Written problem
All of the material below is to be restated word for word, apart from the pictures.

Collected material
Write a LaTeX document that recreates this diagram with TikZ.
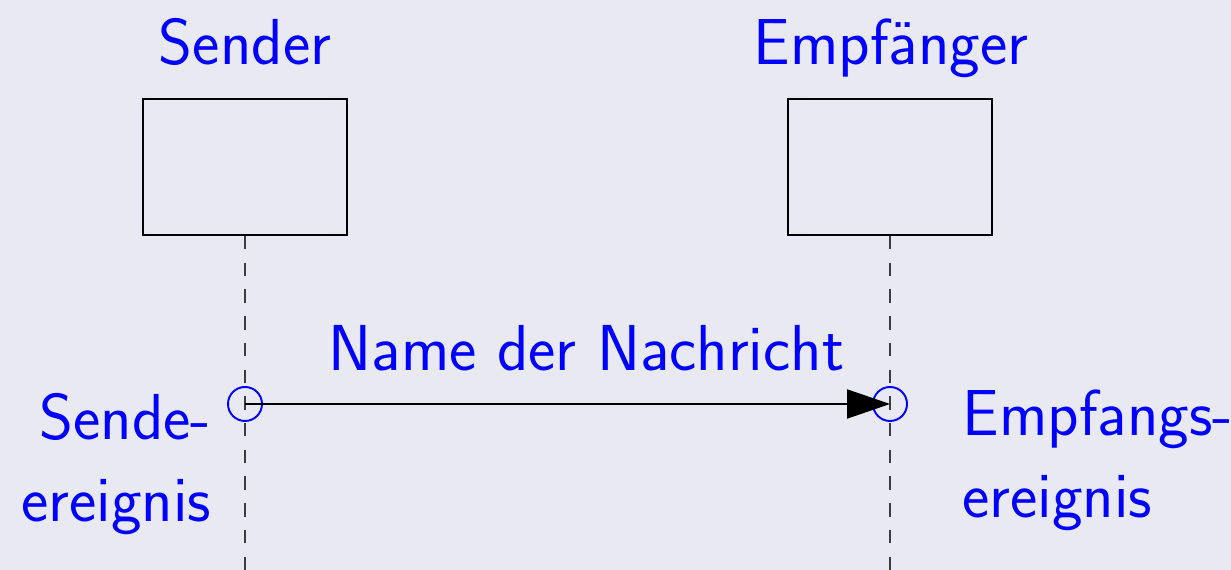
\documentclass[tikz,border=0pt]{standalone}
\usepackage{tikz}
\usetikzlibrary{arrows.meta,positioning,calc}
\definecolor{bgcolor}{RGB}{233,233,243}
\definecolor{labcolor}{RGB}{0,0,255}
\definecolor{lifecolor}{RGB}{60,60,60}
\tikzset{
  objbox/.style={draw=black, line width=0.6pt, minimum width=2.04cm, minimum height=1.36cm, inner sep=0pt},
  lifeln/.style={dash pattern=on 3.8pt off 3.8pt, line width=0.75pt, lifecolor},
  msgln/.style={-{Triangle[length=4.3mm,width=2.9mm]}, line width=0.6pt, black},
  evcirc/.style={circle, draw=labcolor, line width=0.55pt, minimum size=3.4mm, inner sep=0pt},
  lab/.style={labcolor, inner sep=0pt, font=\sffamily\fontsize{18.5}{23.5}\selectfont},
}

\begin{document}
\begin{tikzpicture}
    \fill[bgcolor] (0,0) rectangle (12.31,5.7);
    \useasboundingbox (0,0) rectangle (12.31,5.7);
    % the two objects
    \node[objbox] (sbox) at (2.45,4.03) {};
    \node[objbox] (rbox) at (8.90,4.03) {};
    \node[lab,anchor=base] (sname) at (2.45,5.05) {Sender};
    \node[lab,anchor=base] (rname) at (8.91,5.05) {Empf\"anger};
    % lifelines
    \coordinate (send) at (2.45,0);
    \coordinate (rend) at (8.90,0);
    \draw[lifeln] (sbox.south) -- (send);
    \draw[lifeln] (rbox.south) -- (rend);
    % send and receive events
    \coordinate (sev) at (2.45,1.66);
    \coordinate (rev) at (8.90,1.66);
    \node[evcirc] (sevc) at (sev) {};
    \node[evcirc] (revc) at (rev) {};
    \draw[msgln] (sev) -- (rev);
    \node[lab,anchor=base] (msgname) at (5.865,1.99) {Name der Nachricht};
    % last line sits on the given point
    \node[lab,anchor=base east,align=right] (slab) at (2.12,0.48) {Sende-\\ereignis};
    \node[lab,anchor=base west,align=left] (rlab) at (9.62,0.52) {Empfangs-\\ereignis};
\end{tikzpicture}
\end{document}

Expected answer
Write a LaTeX document that recreates this diagram with TikZ.
\documentclass[tikz,border=0pt]{standalone}
\usepackage{tikz}
\usetikzlibrary{arrows.meta,positioning,calc}
\definecolor{bgcolor}{RGB}{233,233,243}
\definecolor{labcolor}{RGB}{0,0,255}
\definecolor{lifecolor}{RGB}{60,60,60}
\tikzset{
  objbox/.style={draw=black, line width=0.6pt, minimum width=2.04cm, minimum height=1.36cm, inner sep=0pt},
  lifeln/.style={dash pattern=on 3.8pt off 3.8pt, line width=0.75pt, lifecolor},
  msgln/.style={-{Triangle[length=4.3mm,width=2.9mm]}, line width=0.6pt, black},
  evcirc/.style={circle, draw=labcolor, line width=0.55pt, minimum size=3.4mm, inner sep=0pt},
  lab/.style={labcolor, inner sep=0pt, font=\sffamily\fontsize{18.5}{23.5}\selectfont},
}

\begin{document}
\begin{tikzpicture}
    \fill[bgcolor] (0,0) rectangle (12.31,5.7);
    \useasboundingbox (0,0) rectangle (12.31,5.7);
    % the two objects
    \node[objbox] (sbox) at (2.45,4.03) {};
    \node[objbox] (rbox) at (8.90,4.03) {};
    \node[lab,anchor=base] (sname) at (2.45,5.05) {Sender};
    \node[lab,anchor=base] (rname) at (8.91,5.05) {Empf\"anger};
    % lifelines
    \coordinate (send) at (2.45,0);
    \coordinate (rend) at (8.90,0);
    \draw[lifeln] (sbox.south) -- (send);
    \draw[lifeln] (rbox.south) -- (rend);
    % send and receive events
    \coordinate (sev) at (2.45,1.66);
    \coordinate (rev) at (8.90,1.66);
    \node[evcirc] (sevc) at (sev) {};
    \node[evcirc] (revc) at (rev) {};
    \draw[msgln] (sev) -- (rev);
    \node[lab,anchor=base] (msgname) at (5.865,1.99) {Name der Nachricht};
    % last line sits on the given point
    \node[lab,anchor=base east,align=right] (slab) at (2.12,0.48) {Sende-\\ereignis};
    \node[lab,anchor=base west,align=left] (rlab) at (9.62,0.52) {Empfangs-\\ereignis};
\end{tikzpicture}
\end{document}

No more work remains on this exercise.